A common failing of the link apprentice turns out, in weblogs, to be an asset. The apprentice is easily distracted by novelty and happenstance. The apprentice has no sense of humor. It can't detect irony. It has no sense of metaphor, either; if you write that "the Bush administration is playing games with science policy", it may think it perfectly reasonable to propose a link to a post about World of Warcraft.
Let's call this sort of link eccentric. It's off-center. In a real sense, it's a mistake: the link apprentice is being misled because it doesn't understand deeply. And it's eccentric in the other sense as well -- unconventional and slightly strange
Google doesn't understand metaphor either, and search engines don't know about irony or sarcasm or jokes. People will land in the wrong place. Sometimes, the link apprentice's bad suggestions might take them where they really belong.

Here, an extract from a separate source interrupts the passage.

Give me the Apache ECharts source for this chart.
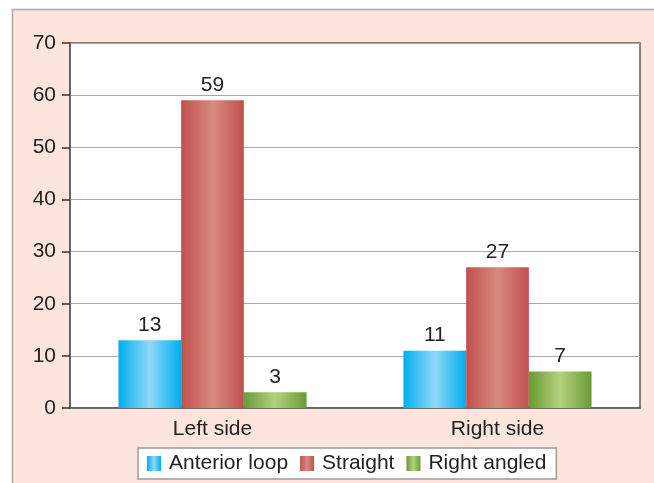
<!DOCTYPE html>
<html>
<head>
<meta charset="utf-8">
<script src="https://cdn.jsdelivr.net/npm/echarts@6/dist/echarts.min.js"></script>
<style>
  html, body { margin: 0; padding: 0; background: #ffffff; }
  #chart { width: 654px; height: 483px; }
</style>
</head>
<body>
<div id="chart"></div>
<script>
const categories = ['Left side', 'Right side'];
const anteriorLoop = [13, 11];
const straight = [59, 27];
const rightAngled = [3, 7];
const yTicks = [0, 10, 20, 30, 40, 50, 60, 70];

// Horizontal gradient with a lighter band down the middle of each bar
function barGradient(edge, mid) {
  return new echarts.graphic.LinearGradient(0, 0, 1, 0, [
    { offset: 0, color: edge },
    { offset: 0.5, color: mid },
    { offset: 1, color: edge }
  ]);
}

const font = 'Liberation Sans, Arial, sans-serif';
const textSize = 21;
const labelStyle = { show: true, position: 'top', color: '#222', fontSize: textSize, fontFamily: font, distance: 5 };

function makeSeries(name, data, edge, mid) {
  return {
    name: name,
    type: 'bar',
    data: data,
    barGap: '0%',
    barCategoryGap: '34%',
    itemStyle: { color: barGradient(edge, mid) },
    label: labelStyle
  };
}

const chart = echarts.init(document.getElementById('chart'));
chart.setOption({
  backgroundColor: '#ffffff',
  animation: false,
  graphic: [{
    type: 'rect',
    z: -10,
    shape: { x: 12.5, y: 9.5, width: 700, height: 500 },
    style: { fill: '#fde4dd', stroke: '#a9a9a9', lineWidth: 1.5 }
  }],
  grid: {
    left: 70, right: 14, top: 43, bottom: 75,
    show: true,
    backgroundColor: '#ffffff',
    borderColor: '#5a5a5a',
    borderWidth: 1.5
  },
  legend: {
    left: 138,
    top: 448,
    icon: 'rect',
    itemWidth: 14,
    itemHeight: 15,
    itemGap: 12,
    padding: [5, 10, 5, 9],
    backgroundColor: '#ffffff',
    borderColor: '#9a9a9a',
    borderWidth: 1.5,
    borderRadius: 0,
    textStyle: { color: '#222', fontSize: textSize, fontFamily: font, lineHeight: 21, padding: [0, 0, 0, 3] },
    data: ['Anterior loop', 'Straight', 'Right angled']
  },
  xAxis: {
    type: 'category',
    data: categories,
    axisLine: { lineStyle: { color: '#5a5a5a', width: 1.5 } },
    axisTick: { length: 8, lineStyle: { color: '#333', width: 1.5 } },
    axisLabel: { color: '#222', fontSize: textSize, fontFamily: font, margin: 11 }
  },
  yAxis: {
    type: 'value',
    min: yTicks[0],
    max: yTicks[yTicks.length - 1],
    interval: 10,
    axisLine: { show: true, lineStyle: { color: '#5a5a5a', width: 1.5 } },
    axisTick: { show: true, length: 8, lineStyle: { color: '#333', width: 1.5 } },
    axisLabel: { color: '#222', fontSize: textSize, fontFamily: font, margin: 14 },
    splitLine: { lineStyle: { color: '#a8a8a8', width: 1 } }
  },
  series: [
    makeSeries('Anterior loop', anteriorLoop, '#00aeef', '#90d8f8'),
    makeSeries('Straight', straight, '#c0504d', '#d88a7e'),
    makeSeries('Right angled', rightAngled, '#6b9a33', '#b2d27e')
  ]
});
</script>
</body>
</html>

But what will regular readers think of these connections? Readers excel at rationalizing links. As Adrian Miles famously observed, the link works very much like the cinematic cut. And while it's possible to confuse people with cuts, film viewers are extremely adept at building a world picture that turns two isolated scenes into a continuous, unseen action. In Hollywood films today, you've got a cut every 3.5 seconds but people perceive a continuous, uninterrupted and realistic fiction.